Malicious URL Detection Model Neural Network Optimized by Genetic Algorithms made by @thechiranjeevvyas
SafeURL is a web application implementing a Multilayer Perceptron Neural Network optimized using genetic algorithms. Detect whether a domain name or URL is malicious by inputting a URL. For instance,
https://www.google.com -> SAFE
yourbittorrent.com/?q=anthony-hamilton-soulife -> MALICIOUS
The model sequence defined within genetic_algorithm_implementation.py
is as follows:
- Integrate CSV Dataset and Remove Unnecessary Columns
- Use SMOTE to Balance out Class Distribution in Dataset
- Split Dataset into Training and Testing Sets using 80:20 Ratio
- Initialize Multilayer Perception
- Utilize Adam Optimization and Binary Cross Entropy Loss Function
- Initialize Model Callback to Wait Until 0.1 Validation Loss
- Train Model with 10 Epochs and Batch Size of 256
- Verify Model Results using 10 Examples
- Run Each Model Iteration through a Genetic Algorithm
- Evaluate Fitness of Each Model by Referencing Accuracy
- Determine Best Model within Population
- Save the Best Model into a .h5 File Output
To build from source, you will Python3 and Pip installed.
cd webapp
pip install -r requirements.txt
streamlit run app.py
Visit localhost:8501
to see the web application
The Research_Notebooks
folder contains the Jupyter research notebooks for this project.
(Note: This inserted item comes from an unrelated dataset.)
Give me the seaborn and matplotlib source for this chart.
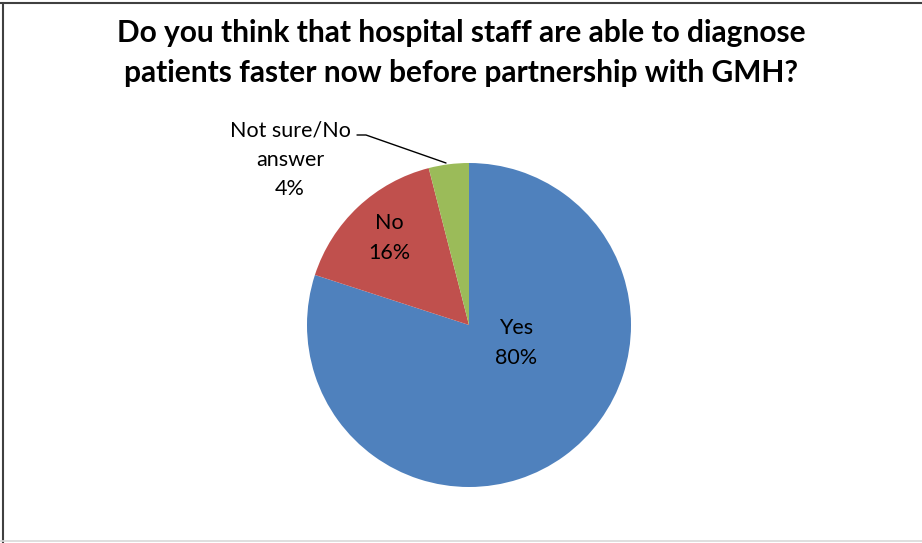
import matplotlib
matplotlib.use("Agg")
import matplotlib.pyplot as plt
from matplotlib.lines import Line2D
import seaborn as sns

# Survey responses
categories = ["Yes", "No", "Not sure/No\nanswer"]
shares = [80, 16, 4]
colors = ["#4F81BD", "#C0504D", "#9BBB59"]
title = ("Do you think that hospital staff are able to diagnose\n"
         "patients faster now before partnership with GMH?")

sns.set_theme(style="white")
plt.rcParams["font.family"] = ["Lato", "DejaVu Sans"]

W, H = 922, 543
fig = plt.figure(figsize=(W / 100, H / 100), dpi=100)
ax = fig.add_axes([0, 0, 1, 1])

# pie geometry in pixels (centre and radius)
cx, cy, R = 469, 325, 162

def px(x, y):
    """pixel (from top-left) -> data coordinates"""
    return (x - cx) / R, (cy - y) / R

ax.pie(shares, colors=colors, startangle=90, counterclock=False,
       radius=1.0, wedgeprops=dict(linewidth=0))
ax.set_xlim(-cx / R, (W - cx) / R)
ax.set_ylim((cy - H) / R, cy / R)
ax.set_aspect("auto")
ax.axis("off")

label_size = 15.5
label_pos = [(516, 343), (389, 238), (290, 160)]
for cat, val, (lx, ly) in zip(categories, shares, label_pos):
    x, y = px(lx, ly)
    ax.text(x, y, f"{cat}\n{val}%", ha="center", va="center",
            fontsize=label_size, color="black", linespacing=1.58)

# leader line for the small slice
pts = [px(357, 135), px(366, 135), px(446, 163)]
ax.plot([p[0] for p in pts], [p[1] for p in pts], color="black", lw=1.0)

fig.text(0.5, 1 - 53 / H, title, ha="center", va="center",
         fontsize=21.5, fontweight="bold", color="black", linespacing=1.5)

# chart border
fig.add_artist(Line2D([0, 1], [1 - 3 / H, 1 - 3 / H], color="#404040", lw=1.5))
fig.add_artist(Line2D([3 / W, 3 / W], [0, 1 - 3 / H], color="#404040", lw=1.5))
fig.add_artist(Line2D([0, 1], [1 - 541 / H, 1 - 541 / H], color="#d9d9d9", lw=1.2))

fig.savefig("out.png", dpi=100, facecolor="white")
Each notebook explores a unique aspect of the dataset.
Feature_Extraction_Notebook.ipynb
extracts pertinent information out of the malicious and benign URLs Kaggle dataset
Data_Visualization_Notebook.ipynb
provides relevant data visualizations of the features extracted in the feature extraction notebook
Training_Models_Notebook.ipynb
tests a couple of models to classify which one is best suited for detecting malicious domains
Genetic_Algorithm_Notebook.ipynb
experiments with genetic algorithms and applies it to a neural network
The webapp
folder contains all the necessary files to setup the web server for the application.
Once you execute streamlit run app.py
visit localhost:8501
in a browser to see the application.
The app.py
file contains all the relevant Streamlit web application code.
The model_generation.py
file contains the code to generate the classification NN without GA optimization.
The genetic_algorithm_implementation.py
file contains the code to generate the classification NN with GA optimization.
SafeURL is open to any contributions. Please fork the repository and make a pull request with the features or fixes you want to be implemented.